Diversity, says Chang, has become a “buzzword.” Schools
strive for it but often do it wrong. Hollywood is still
“overwhelmingly white,” as are the C-Suites of most major
corporations. Colleges struggle with issues of affirmative
action, while black students make the same demands of their
administrations that they’ve been making “for three
decades now.”
And then there’s housing.
Chang uses San Francisco as an example: as the tech industry
grows, formerly-black neighborhoods with affordable rents
have been taken over by new, elite, mostly-white residents.
Overall, “cities are becoming wealthier and whiter,” they’re
becoming divided largely by income, and housing projects are
being torn down, bringing us full-circle back to
resegregation.
“The revolution is never complete,” Chang says. “But
redemption is out there for us if we are always in the
process of finding love and grace.”
So what can be done?
I didn’t think author Jeff Chang had many concrete
solutions here, but in We Gon’ Be Alright, he
offers an ocean of hope.
In the meantime – long before you get to that – Chang’s
provocative essays are wide and quite discouraging.

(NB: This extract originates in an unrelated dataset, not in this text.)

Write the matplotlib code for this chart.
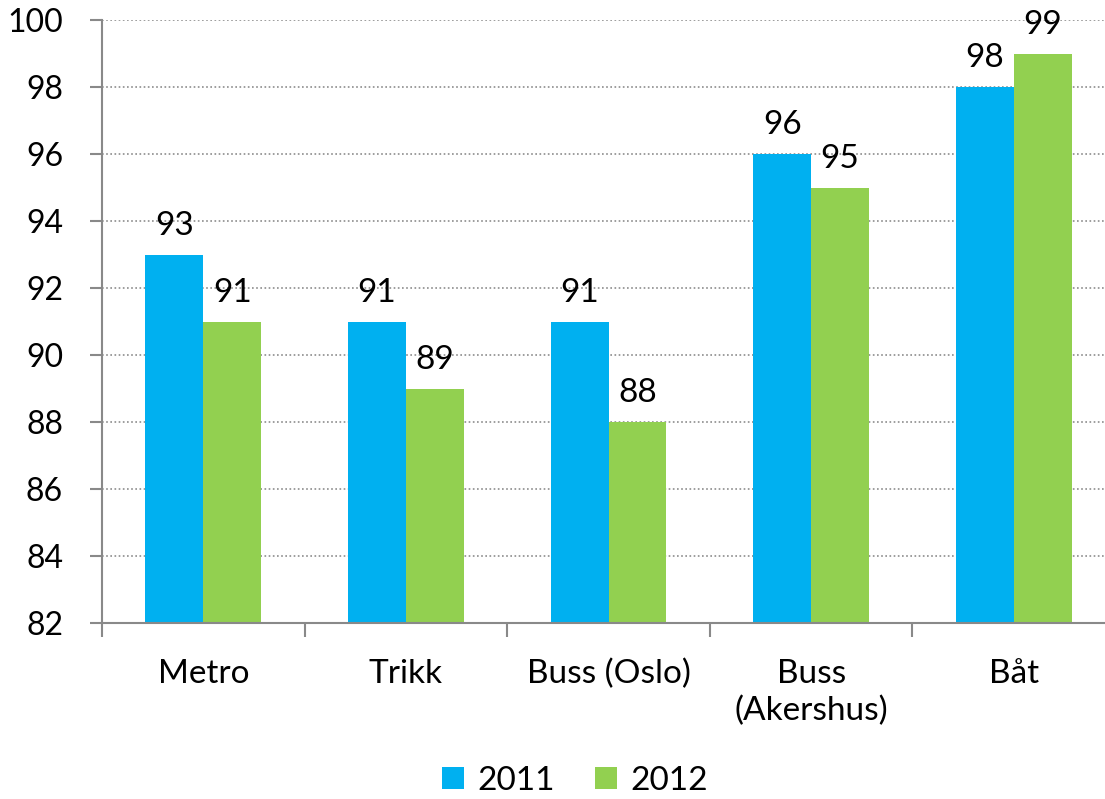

Here, he
writes of all that’s wrong in an effort to show how we might
feel like we’ve made occasional progress but that nothing’s
really changed. Through resegregation, our “progress” is
just a problem, rearranged. Most assuredly, that doesn’t
make this an eager read.
And yet, there’s grace inside Chang’s observations – grace,
which is exactly what he advocates in the end, in a stunning
chapter that brings this whole book to a pinnacle.
I wondered if perhaps this book is pocket-sized on purpose:
it seems like something you might want to tuck away close
and consume in short bursts, in order to ponder. With We
Gon’ Be Alright, that kind of reading might be better.